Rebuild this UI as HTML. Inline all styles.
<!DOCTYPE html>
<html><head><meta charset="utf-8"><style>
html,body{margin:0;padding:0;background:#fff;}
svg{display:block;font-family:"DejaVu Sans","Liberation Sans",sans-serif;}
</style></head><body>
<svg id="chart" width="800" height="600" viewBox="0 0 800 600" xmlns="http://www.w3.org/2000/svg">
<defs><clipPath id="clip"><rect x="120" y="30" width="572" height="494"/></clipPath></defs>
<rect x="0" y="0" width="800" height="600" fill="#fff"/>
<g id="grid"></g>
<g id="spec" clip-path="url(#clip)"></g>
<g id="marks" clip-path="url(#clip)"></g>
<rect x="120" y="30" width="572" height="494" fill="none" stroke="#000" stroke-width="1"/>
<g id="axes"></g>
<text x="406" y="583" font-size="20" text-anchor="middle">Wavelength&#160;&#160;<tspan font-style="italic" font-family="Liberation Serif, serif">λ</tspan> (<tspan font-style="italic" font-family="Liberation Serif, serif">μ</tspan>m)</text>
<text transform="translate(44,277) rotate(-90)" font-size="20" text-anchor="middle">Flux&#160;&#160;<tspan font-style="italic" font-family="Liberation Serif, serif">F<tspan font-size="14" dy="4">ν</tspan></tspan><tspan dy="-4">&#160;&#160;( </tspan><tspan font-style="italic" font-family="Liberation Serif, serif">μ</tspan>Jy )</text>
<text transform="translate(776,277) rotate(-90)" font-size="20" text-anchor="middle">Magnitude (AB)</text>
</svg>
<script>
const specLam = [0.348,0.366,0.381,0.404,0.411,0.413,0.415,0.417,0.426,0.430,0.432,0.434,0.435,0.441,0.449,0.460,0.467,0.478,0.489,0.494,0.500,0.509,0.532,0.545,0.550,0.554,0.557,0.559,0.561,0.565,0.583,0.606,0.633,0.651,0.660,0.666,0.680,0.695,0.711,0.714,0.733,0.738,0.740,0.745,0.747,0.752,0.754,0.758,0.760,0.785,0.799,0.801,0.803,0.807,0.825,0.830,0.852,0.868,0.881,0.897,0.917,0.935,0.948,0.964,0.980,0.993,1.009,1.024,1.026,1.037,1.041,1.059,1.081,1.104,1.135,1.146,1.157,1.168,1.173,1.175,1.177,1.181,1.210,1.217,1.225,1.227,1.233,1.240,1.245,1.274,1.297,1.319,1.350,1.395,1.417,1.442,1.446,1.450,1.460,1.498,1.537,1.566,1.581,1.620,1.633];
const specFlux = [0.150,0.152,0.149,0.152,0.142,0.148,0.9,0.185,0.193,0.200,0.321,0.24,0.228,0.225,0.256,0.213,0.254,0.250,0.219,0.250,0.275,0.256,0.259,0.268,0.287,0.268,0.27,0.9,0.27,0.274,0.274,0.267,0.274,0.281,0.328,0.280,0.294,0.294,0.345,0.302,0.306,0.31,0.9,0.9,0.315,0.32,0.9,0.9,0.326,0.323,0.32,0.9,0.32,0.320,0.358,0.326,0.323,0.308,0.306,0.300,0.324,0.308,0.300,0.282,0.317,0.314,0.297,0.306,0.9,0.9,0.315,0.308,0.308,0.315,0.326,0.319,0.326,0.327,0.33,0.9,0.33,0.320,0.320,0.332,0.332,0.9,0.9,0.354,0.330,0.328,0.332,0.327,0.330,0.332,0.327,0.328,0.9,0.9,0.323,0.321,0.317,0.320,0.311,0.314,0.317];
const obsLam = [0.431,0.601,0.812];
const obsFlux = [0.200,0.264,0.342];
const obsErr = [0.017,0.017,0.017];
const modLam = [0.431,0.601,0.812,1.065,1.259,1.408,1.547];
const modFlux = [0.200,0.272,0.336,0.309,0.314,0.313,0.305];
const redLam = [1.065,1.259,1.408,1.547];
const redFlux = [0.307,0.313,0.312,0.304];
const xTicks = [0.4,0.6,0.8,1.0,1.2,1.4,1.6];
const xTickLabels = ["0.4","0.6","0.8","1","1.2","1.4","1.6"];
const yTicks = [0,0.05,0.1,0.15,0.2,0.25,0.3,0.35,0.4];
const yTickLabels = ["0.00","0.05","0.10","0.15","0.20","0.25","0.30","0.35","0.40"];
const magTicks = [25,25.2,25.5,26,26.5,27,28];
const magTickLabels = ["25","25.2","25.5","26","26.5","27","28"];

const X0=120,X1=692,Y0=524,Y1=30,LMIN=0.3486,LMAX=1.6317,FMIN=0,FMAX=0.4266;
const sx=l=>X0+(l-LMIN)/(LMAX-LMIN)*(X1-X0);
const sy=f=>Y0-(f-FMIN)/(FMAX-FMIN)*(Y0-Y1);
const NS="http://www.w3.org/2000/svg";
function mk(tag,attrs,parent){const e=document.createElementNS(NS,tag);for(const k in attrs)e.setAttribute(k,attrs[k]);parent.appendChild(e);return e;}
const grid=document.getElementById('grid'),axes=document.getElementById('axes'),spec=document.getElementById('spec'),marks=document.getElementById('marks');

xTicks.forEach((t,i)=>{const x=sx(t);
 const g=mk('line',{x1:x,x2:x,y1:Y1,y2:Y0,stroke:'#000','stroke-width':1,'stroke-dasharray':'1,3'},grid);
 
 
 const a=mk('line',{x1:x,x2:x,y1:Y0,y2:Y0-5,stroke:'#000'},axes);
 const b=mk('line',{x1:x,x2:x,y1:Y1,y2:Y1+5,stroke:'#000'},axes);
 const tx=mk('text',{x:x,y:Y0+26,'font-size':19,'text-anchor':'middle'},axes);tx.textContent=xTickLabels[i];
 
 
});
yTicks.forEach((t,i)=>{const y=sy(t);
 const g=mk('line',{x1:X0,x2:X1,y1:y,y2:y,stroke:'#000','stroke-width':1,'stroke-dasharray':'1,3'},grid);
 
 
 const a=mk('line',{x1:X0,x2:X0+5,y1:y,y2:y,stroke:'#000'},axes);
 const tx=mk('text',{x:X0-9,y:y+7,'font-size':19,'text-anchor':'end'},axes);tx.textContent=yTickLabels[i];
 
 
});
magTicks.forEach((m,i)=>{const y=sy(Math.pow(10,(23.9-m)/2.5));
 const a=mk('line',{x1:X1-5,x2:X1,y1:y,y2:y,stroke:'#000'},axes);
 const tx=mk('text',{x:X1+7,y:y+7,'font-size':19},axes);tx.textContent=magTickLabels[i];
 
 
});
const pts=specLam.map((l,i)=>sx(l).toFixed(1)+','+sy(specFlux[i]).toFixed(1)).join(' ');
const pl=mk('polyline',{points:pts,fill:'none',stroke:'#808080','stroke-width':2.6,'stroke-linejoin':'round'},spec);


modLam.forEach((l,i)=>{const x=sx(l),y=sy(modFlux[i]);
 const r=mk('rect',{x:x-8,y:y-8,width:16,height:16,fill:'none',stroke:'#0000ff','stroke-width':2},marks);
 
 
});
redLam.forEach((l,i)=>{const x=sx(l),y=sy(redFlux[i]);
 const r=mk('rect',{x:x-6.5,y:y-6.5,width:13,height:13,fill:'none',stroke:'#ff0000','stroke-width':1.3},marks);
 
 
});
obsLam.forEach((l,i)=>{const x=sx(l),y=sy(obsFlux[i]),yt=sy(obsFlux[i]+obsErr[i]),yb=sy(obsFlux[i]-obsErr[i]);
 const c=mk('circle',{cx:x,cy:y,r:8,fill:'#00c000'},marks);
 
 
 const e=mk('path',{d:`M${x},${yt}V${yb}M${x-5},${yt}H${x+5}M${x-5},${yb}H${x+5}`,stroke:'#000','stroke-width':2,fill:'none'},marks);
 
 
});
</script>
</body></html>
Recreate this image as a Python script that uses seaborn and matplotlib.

==============================

> **What is asked**: Set all of the records down again, exactly as they stand.

> **Expected answer**:
Rebuild this UI as HTML. Inline all styles.
<!DOCTYPE html>
<html><head><meta charset="utf-8"><style>
html,body{margin:0;padding:0;background:#fff;}
svg{display:block;font-family:"DejaVu Sans","Liberation Sans",sans-serif;}
</style></head><body>
<svg id="chart" width="800" height="600" viewBox="0 0 800 600" xmlns="http://www.w3.org/2000/svg">
<defs><clipPath id="clip"><rect x="120" y="30" width="572" height="494"/></clipPath></defs>
<rect x="0" y="0" width="800" height="600" fill="#fff"/>
<g id="grid"></g>
<g id="spec" clip-path="url(#clip)"></g>
<g id="marks" clip-path="url(#clip)"></g>
<rect x="120" y="30" width="572" height="494" fill="none" stroke="#000" stroke-width="1"/>
<g id="axes"></g>
<text x="406" y="583" font-size="20" text-anchor="middle">Wavelength&#160;&#160;<tspan font-style="italic" font-family="Liberation Serif, serif">λ</tspan> (<tspan font-style="italic" font-family="Liberation Serif, serif">μ</tspan>m)</text>
<text transform="translate(44,277) rotate(-90)" font-size="20" text-anchor="middle">Flux&#160;&#160;<tspan font-style="italic" font-family="Liberation Serif, serif">F<tspan font-size="14" dy="4">ν</tspan></tspan><tspan dy="-4">&#160;&#160;( </tspan><tspan font-style="italic" font-family="Liberation Serif, serif">μ</tspan>Jy )</text>
<text transform="translate(776,277) rotate(-90)" font-size="20" text-anchor="middle">Magnitude (AB)</text>
</svg>
<script>
const specLam = [0.348,0.366,0.381,0.404,0.411,0.413,0.415,0.417,0.426,0.430,0.432,0.434,0.435,0.441,0.449,0.460,0.467,0.478,0.489,0.494,0.500,0.509,0.532,0.545,0.550,0.554,0.557,0.559,0.561,0.565,0.583,0.606,0.633,0.651,0.660,0.666,0.680,0.695,0.711,0.714,0.733,0.738,0.740,0.745,0.747,0.752,0.754,0.758,0.760,0.785,0.799,0.801,0.803,0.807,0.825,0.830,0.852,0.868,0.881,0.897,0.917,0.935,0.948,0.964,0.980,0.993,1.009,1.024,1.026,1.037,1.041,1.059,1.081,1.104,1.135,1.146,1.157,1.168,1.173,1.175,1.177,1.181,1.210,1.217,1.225,1.227,1.233,1.240,1.245,1.274,1.297,1.319,1.350,1.395,1.417,1.442,1.446,1.450,1.460,1.498,1.537,1.566,1.581,1.620,1.633];
const specFlux = [0.150,0.152,0.149,0.152,0.142,0.148,0.9,0.185,0.193,0.200,0.321,0.24,0.228,0.225,0.256,0.213,0.254,0.250,0.219,0.250,0.275,0.256,0.259,0.268,0.287,0.268,0.27,0.9,0.27,0.274,0.274,0.267,0.274,0.281,0.328,0.280,0.294,0.294,0.345,0.302,0.306,0.31,0.9,0.9,0.315,0.32,0.9,0.9,0.326,0.323,0.32,0.9,0.32,0.320,0.358,0.326,0.323,0.308,0.306,0.300,0.324,0.308,0.300,0.282,0.317,0.314,0.297,0.306,0.9,0.9,0.315,0.308,0.308,0.315,0.326,0.319,0.326,0.327,0.33,0.9,0.33,0.320,0.320,0.332,0.332,0.9,0.9,0.354,0.330,0.328,0.332,0.327,0.330,0.332,0.327,0.328,0.9,0.9,0.323,0.321,0.317,0.320,0.311,0.314,0.317];
const obsLam = [0.431,0.601,0.812];
const obsFlux = [0.200,0.264,0.342];
const obsErr = [0.017,0.017,0.017];
const modLam = [0.431,0.601,0.812,1.065,1.259,1.408,1.547];
const modFlux = [0.200,0.272,0.336,0.309,0.314,0.313,0.305];
const redLam = [1.065,1.259,1.408,1.547];
const redFlux = [0.307,0.313,0.312,0.304];
const xTicks = [0.4,0.6,0.8,1.0,1.2,1.4,1.6];
const xTickLabels = ["0.4","0.6","0.8","1","1.2","1.4","1.6"];
const yTicks = [0,0.05,0.1,0.15,0.2,0.25,0.3,0.35,0.4];
const yTickLabels = ["0.00","0.05","0.10","0.15","0.20","0.25","0.30","0.35","0.40"];
const magTicks = [25,25.2,25.5,26,26.5,27,28];
const magTickLabels = ["25","25.2","25.5","26","26.5","27","28"];

const X0=120,X1=692,Y0=524,Y1=30,LMIN=0.3486,LMAX=1.6317,FMIN=0,FMAX=0.4266;
const sx=l=>X0+(l-LMIN)/(LMAX-LMIN)*(X1-X0);
const sy=f=>Y0-(f-FMIN)/(FMAX-FMIN)*(Y0-Y1);
const NS="http://www.w3.org/2000/svg";
function mk(tag,attrs,parent){const e=document.createElementNS(NS,tag);for(const k in attrs)e.setAttribute(k,attrs[k]);parent.appendChild(e);return e;}
const grid=document.getElementById('grid'),axes=document.getElementById('axes'),spec=document.getElementById('spec'),marks=document.getElementById('marks');

xTicks.forEach((t,i)=>{const x=sx(t);
 const g=mk('line',{x1:x,x2:x,y1:Y1,y2:Y0,stroke:'#000','stroke-width':1,'stroke-dasharray':'1,3'},grid);
 
 
 const a=mk('line',{x1:x,x2:x,y1:Y0,y2:Y0-5,stroke:'#000'},axes);
 const b=mk('line',{x1:x,x2:x,y1:Y1,y2:Y1+5,stroke:'#000'},axes);
 const tx=mk('text',{x:x,y:Y0+26,'font-size':19,'text-anchor':'middle'},axes);tx.textContent=xTickLabels[i];
 
 
});
yTicks.forEach((t,i)=>{const y=sy(t);
 const g=mk('line',{x1:X0,x2:X1,y1:y,y2:y,stroke:'#000','stroke-width':1,'stroke-dasharray':'1,3'},grid);
 
 
 const a=mk('line',{x1:X0,x2:X0+5,y1:y,y2:y,stroke:'#000'},axes);
 const tx=mk('text',{x:X0-9,y:y+7,'font-size':19,'text-anchor':'end'},axes);tx.textContent=yTickLabels[i];
 
 
});
magTicks.forEach((m,i)=>{const y=sy(Math.pow(10,(23.9-m)/2.5));
 const a=mk('line',{x1:X1-5,x2:X1,y1:y,y2:y,stroke:'#000'},axes);
 const tx=mk('text',{x:X1+7,y:y+7,'font-size':19},axes);tx.textContent=magTickLabels[i];
 
 
});
const pts=specLam.map((l,i)=>sx(l).toFixed(1)+','+sy(specFlux[i]).toFixed(1)).join(' ');
const pl=mk('polyline',{points:pts,fill:'none',stroke:'#808080','stroke-width':2.6,'stroke-linejoin':'round'},spec);


modLam.forEach((l,i)=>{const x=sx(l),y=sy(modFlux[i]);
 const r=mk('rect',{x:x-8,y:y-8,width:16,height:16,fill:'none',stroke:'#0000ff','stroke-width':2},marks);
 
 
});
redLam.forEach((l,i)=>{const x=sx(l),y=sy(redFlux[i]);
 const r=mk('rect',{x:x-6.5,y:y-6.5,width:13,height:13,fill:'none',stroke:'#ff0000','stroke-width':1.3},marks);
 
 
});
obsLam.forEach((l,i)=>{const x=sx(l),y=sy(obsFlux[i]),yt=sy(obsFlux[i]+obsErr[i]),yb=sy(obsFlux[i]-obsErr[i]);
 const c=mk('circle',{cx:x,cy:y,r:8,fill:'#00c000'},marks);
 
 
 const e=mk('path',{d:`M${x},${yt}V${yb}M${x-5},${yt}H${x+5}M${x-5},${yb}H${x+5}`,stroke:'#000','stroke-width':2,fill:'none'},marks);
 
 
});
</script>
</body></html>
Recreate this image as a Python script that uses seaborn and matplotlib.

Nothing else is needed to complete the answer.